JD: I think the kids who were listening to hip-hop would bully Oscar too, before and after. It wasn’t just kids in New York. The diversity of hip-hop was present right from the beginning. But what’s interesting to me, when I think of the transition — now I’m not talking as an academic expert in hip-hop, I’m talking as a consumer of it for the last 29 years — I think that things really became corporate, dicey, between [Public Enemy’s] It Takes a Nation of Millions to Hold Us Back and Fear of a Black Planet. And that’s when the shift begins to happen. When It Takes A Nation came out, I could never have imagined hip-hop being transformed and being changed the way it was, then when Fear of a Black Planet came out you could already see the beginning of it.
SS: What did you hear in Fear of a Black Planet that struck you as different?
JD: No, no, I’m not talking about the album, I’m talking about the time. If I could date the change as someone who’s listening in the moment, when It Takes A Nation of Millions dropped, in 1988, we were like, “Oh man, this is the shit, yo!” There wasn’t so much corporate money in it then, but by the time of Fear of a Black Planet, you could see that corporations were starting to figure out, “Yo, this is a movement.”

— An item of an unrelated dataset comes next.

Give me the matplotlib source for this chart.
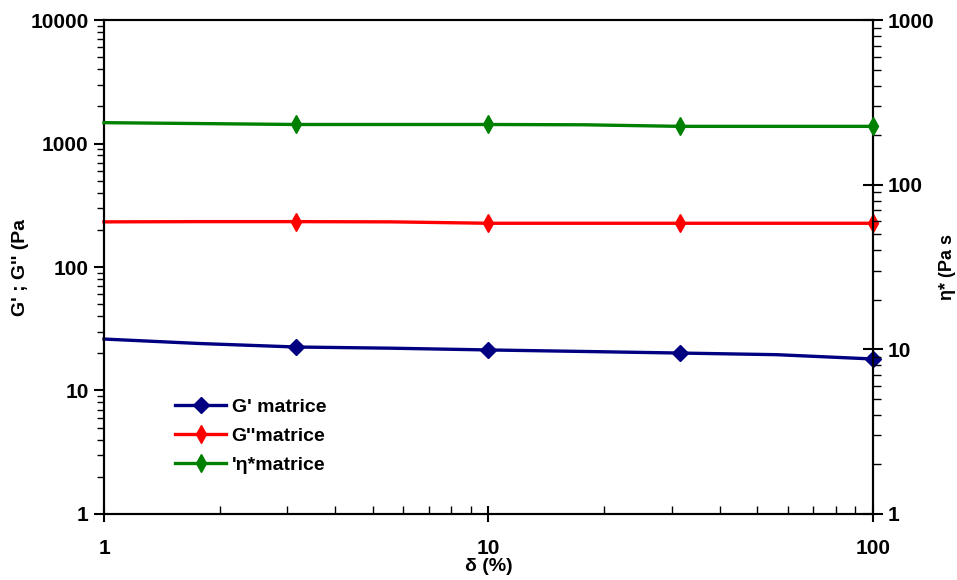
import matplotlib.pyplot as plt
from matplotlib.ticker import LogLocator, NullFormatter

plt.rcParams.update({
    "font.family": ["Liberation Sans", "DejaVu Sans"],
    "font.weight": "bold",
    "font.size": 13,
})

# strain sweep (%), markers shown every other point
strain = [1, 1.78, 3.16, 5.62, 10, 17.8, 31.6, 56.2, 100]
g_prime = [26.1, 24.0, 22.5, 22.0, 21.3, 20.7, 20.1, 19.5, 18.0]
g_second = [232, 233, 233, 232, 226, 226, 226, 226, 226]
eta_star = [238, 235, 232, 232, 232, 231, 226, 226, 226]

fig, ax = plt.subplots(figsize=(9.57, 5.80), dpi=100)
fig.subplots_adjust(left=0.1087, right=0.912, bottom=0.1138, top=0.9655)
ax2 = ax.twinx()

l1, = ax.plot(strain, g_prime, color="#000080", lw=2.4, marker="D", ms=8,
              markevery=slice(2, None, 2), clip_on=False, zorder=3)
l2, = ax.plot(strain, g_second, color="#ff0000", lw=2.4, marker="d", ms=9,
              markevery=slice(2, None, 2), clip_on=False, zorder=3)
l3, = ax2.plot(strain, eta_star, color="#008000", lw=2.4, marker="d", ms=9,
               markevery=slice(2, None, 2), clip_on=False, zorder=3)

ax.set_xscale("log")
ax.set_yscale("log")
ax2.set_yscale("log")
ax.set_xlim(1, 100)
ax.set_ylim(1, 10000)
ax2.set_ylim(1, 1000)

for a in (ax, ax2):
    for s in a.spines.values():
        s.set_linewidth(1.5)
        s.set_color("black")

ax.set_xticks([1, 10, 100])
ax.set_xticklabels(["1", "10", "100"])
ax.xaxis.set_minor_locator(LogLocator(base=10, subs=range(2, 10)))
ax.xaxis.set_minor_formatter(NullFormatter())
ax.tick_params(axis="x", which="major", direction="inout", length=12, width=1.5,
               labelsize=15, pad=12)
ax.tick_params(axis="x", which="minor", direction="in", length=6, width=1)

ax.set_yticks([1, 10, 100, 1000, 10000])
ax.set_yticklabels(["1", "10", "100", "1000", "10000"])
ax.yaxis.set_minor_locator(LogLocator(base=10, subs=range(2, 10)))
ax.yaxis.set_minor_formatter(NullFormatter())
ax.tick_params(axis="y", which="major", direction="out", length=7, width=1.5,
               labelsize=15, pad=4)
ax.tick_params(axis="y", which="minor", direction="out", length=5, width=1)

ax2.set_yticks([1, 10, 100, 1000])
ax2.set_yticklabels(["1", "10", "100", "1000"])
ax2.yaxis.set_minor_locator(LogLocator(base=10, subs=range(2, 10)))
ax2.yaxis.set_minor_formatter(NullFormatter())
ax2.tick_params(axis="y", which="major", direction="inout", length=14, width=1.5,
                labelsize=15, pad=4)
ax2.tick_params(axis="y", which="minor", direction="out", length=6, width=1)

ax.set_xlabel("δ (%)", fontsize=14, fontweight="bold", labelpad=0)
ax.set_ylabel("G' ; G'' (Pa", fontsize=14, fontweight="bold")
ax2.set_ylabel("η* (Pa s", fontsize=13, fontweight="bold")
ax.yaxis.set_label_coords(-0.098, 0.5)
ax2.yaxis.set_label_coords(1.086, 0.5)

ax2.legend([l1, l2, l3], ["G' matrice", "G''matrice", "'η*matrice"],
           loc="upper left", bbox_to_anchor=(0.07, 0.27), frameon=False,
           numpoints=1, handlelength=2.6, handletextpad=0.3,
           labelspacing=0.6, prop={"size": 14, "weight": "bold"})

fig.savefig("out.png", dpi=100)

SS: What rap albums can you recite back to back?
JD: You got the wrong guy. When it comes to memorizing lyrics, I’m terrible at it. If you want the albums that we killed nonstop, back in those days it was all about Special Ed. We fuckin’ loved Special Ed! What’s the name of that dude who sang that fuckin’ great song, “Your Mom’s In My Business” [by K-Solo]? We loved that cat. We were just into a lot of fuckin’ different shit. Stetsasonic was a big deal back then. Jungle Brothers. And there was a lot of fuckin’ weird crossover, man. Everybody who listened to hip-hop in that period, at least the people that I knew in New Jersey, they all fuckin’ loved shit in the Eighties. I think the dance scene and hip-hop scene were a lot closer than they are now.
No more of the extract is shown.